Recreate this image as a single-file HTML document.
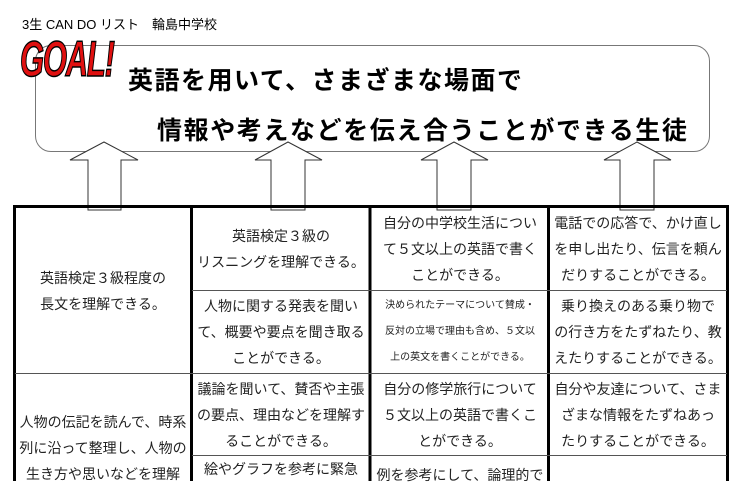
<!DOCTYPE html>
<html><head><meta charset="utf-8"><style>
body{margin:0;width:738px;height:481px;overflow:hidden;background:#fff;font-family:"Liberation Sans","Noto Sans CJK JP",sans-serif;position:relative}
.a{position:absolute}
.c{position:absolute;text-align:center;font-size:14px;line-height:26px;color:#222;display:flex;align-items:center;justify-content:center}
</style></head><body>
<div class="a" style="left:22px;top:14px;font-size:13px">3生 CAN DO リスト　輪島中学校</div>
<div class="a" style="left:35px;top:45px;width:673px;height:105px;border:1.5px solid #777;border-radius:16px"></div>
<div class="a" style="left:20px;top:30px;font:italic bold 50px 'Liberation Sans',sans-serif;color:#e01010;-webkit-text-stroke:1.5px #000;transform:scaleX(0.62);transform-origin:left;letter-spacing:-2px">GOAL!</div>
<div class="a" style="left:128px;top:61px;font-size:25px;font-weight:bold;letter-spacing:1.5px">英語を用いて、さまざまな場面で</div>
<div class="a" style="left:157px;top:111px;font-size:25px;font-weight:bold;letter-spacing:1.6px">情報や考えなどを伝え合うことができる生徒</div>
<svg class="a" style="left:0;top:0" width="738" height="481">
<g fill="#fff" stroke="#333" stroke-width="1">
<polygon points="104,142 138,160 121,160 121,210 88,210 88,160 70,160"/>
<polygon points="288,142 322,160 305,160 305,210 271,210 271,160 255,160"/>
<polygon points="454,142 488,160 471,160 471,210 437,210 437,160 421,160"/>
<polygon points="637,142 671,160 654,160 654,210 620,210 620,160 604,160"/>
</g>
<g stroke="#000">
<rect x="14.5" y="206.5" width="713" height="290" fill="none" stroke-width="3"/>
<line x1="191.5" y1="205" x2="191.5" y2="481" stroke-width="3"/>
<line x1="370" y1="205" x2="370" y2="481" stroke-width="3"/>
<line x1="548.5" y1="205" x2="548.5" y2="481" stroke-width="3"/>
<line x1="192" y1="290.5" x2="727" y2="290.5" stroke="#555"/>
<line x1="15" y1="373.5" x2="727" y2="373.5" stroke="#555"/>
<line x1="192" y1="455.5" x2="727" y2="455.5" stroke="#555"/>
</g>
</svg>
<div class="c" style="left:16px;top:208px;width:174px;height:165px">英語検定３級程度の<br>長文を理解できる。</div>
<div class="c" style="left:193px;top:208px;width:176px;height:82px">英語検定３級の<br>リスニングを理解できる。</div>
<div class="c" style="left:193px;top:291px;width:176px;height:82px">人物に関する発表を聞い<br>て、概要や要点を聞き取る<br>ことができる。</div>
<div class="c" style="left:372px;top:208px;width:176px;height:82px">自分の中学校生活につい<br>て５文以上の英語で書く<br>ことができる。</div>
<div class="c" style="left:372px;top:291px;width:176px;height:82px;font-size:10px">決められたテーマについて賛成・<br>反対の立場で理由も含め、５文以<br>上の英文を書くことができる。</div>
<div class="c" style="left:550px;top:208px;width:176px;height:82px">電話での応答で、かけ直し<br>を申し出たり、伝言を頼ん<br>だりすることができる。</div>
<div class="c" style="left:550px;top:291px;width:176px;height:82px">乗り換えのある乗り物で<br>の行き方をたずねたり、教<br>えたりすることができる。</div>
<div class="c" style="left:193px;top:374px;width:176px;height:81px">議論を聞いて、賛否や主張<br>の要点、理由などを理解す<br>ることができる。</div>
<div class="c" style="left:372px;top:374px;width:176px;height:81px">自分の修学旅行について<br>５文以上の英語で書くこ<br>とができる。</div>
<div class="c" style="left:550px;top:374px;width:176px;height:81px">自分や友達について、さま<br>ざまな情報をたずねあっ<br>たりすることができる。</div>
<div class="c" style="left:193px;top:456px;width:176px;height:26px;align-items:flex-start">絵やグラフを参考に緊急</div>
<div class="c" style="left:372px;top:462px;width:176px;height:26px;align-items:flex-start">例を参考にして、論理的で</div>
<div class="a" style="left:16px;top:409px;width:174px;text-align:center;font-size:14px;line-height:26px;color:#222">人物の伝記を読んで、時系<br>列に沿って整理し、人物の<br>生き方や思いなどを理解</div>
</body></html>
========================================
● **DIRECTIONS**
Restate the entire listing word for word, excluding pictures.

● **TASK OUTPUT**
Recreate this image as a single-file HTML document.
<!DOCTYPE html>
<html><head><meta charset="utf-8"><style>
body{margin:0;width:738px;height:481px;overflow:hidden;background:#fff;font-family:"Liberation Sans","Noto Sans CJK JP",sans-serif;position:relative}
.a{position:absolute}
.c{position:absolute;text-align:center;font-size:14px;line-height:26px;color:#222;display:flex;align-items:center;justify-content:center}
</style></head><body>
<div class="a" style="left:22px;top:14px;font-size:13px">3生 CAN DO リスト　輪島中学校</div>
<div class="a" style="left:35px;top:45px;width:673px;height:105px;border:1.5px solid #777;border-radius:16px"></div>
<div class="a" style="left:20px;top:30px;font:italic bold 50px 'Liberation Sans',sans-serif;color:#e01010;-webkit-text-stroke:1.5px #000;transform:scaleX(0.62);transform-origin:left;letter-spacing:-2px">GOAL!</div>
<div class="a" style="left:128px;top:61px;font-size:25px;font-weight:bold;letter-spacing:1.5px">英語を用いて、さまざまな場面で</div>
<div class="a" style="left:157px;top:111px;font-size:25px;font-weight:bold;letter-spacing:1.6px">情報や考えなどを伝え合うことができる生徒</div>
<svg class="a" style="left:0;top:0" width="738" height="481">
<g fill="#fff" stroke="#333" stroke-width="1">
<polygon points="104,142 138,160 121,160 121,210 88,210 88,160 70,160"/>
<polygon points="288,142 322,160 305,160 305,210 271,210 271,160 255,160"/>
<polygon points="454,142 488,160 471,160 471,210 437,210 437,160 421,160"/>
<polygon points="637,142 671,160 654,160 654,210 620,210 620,160 604,160"/>
</g>
<g stroke="#000">
<rect x="14.5" y="206.5" width="713" height="290" fill="none" stroke-width="3"/>
<line x1="191.5" y1="205" x2="191.5" y2="481" stroke-width="3"/>
<line x1="370" y1="205" x2="370" y2="481" stroke-width="3"/>
<line x1="548.5" y1="205" x2="548.5" y2="481" stroke-width="3"/>
<line x1="192" y1="290.5" x2="727" y2="290.5" stroke="#555"/>
<line x1="15" y1="373.5" x2="727" y2="373.5" stroke="#555"/>
<line x1="192" y1="455.5" x2="727" y2="455.5" stroke="#555"/>
</g>
</svg>
<div class="c" style="left:16px;top:208px;width:174px;height:165px">英語検定３級程度の<br>長文を理解できる。</div>
<div class="c" style="left:193px;top:208px;width:176px;height:82px">英語検定３級の<br>リスニングを理解できる。</div>
<div class="c" style="left:193px;top:291px;width:176px;height:82px">人物に関する発表を聞い<br>て、概要や要点を聞き取る<br>ことができる。</div>
<div class="c" style="left:372px;top:208px;width:176px;height:82px">自分の中学校生活につい<br>て５文以上の英語で書く<br>ことができる。</div>
<div class="c" style="left:372px;top:291px;width:176px;height:82px;font-size:10px">決められたテーマについて賛成・<br>反対の立場で理由も含め、５文以<br>上の英文を書くことができる。</div>
<div class="c" style="left:550px;top:208px;width:176px;height:82px">電話での応答で、かけ直し<br>を申し出たり、伝言を頼ん<br>だりすることができる。</div>
<div class="c" style="left:550px;top:291px;width:176px;height:82px">乗り換えのある乗り物で<br>の行き方をたずねたり、教<br>えたりすることができる。</div>
<div class="c" style="left:193px;top:374px;width:176px;height:81px">議論を聞いて、賛否や主張<br>の要点、理由などを理解す<br>ることができる。</div>
<div class="c" style="left:372px;top:374px;width:176px;height:81px">自分の修学旅行について<br>５文以上の英語で書くこ<br>とができる。</div>
<div class="c" style="left:550px;top:374px;width:176px;height:81px">自分や友達について、さま<br>ざまな情報をたずねあっ<br>たりすることができる。</div>
<div class="c" style="left:193px;top:456px;width:176px;height:26px;align-items:flex-start">絵やグラフを参考に緊急</div>
<div class="c" style="left:372px;top:462px;width:176px;height:26px;align-items:flex-start">例を参考にして、論理的で</div>
<div class="a" style="left:16px;top:409px;width:174px;text-align:center;font-size:14px;line-height:26px;color:#222">人物の伝記を読んで、時系<br>列に沿って整理し、人物の<br>生き方や思いなどを理解</div>
</body></html>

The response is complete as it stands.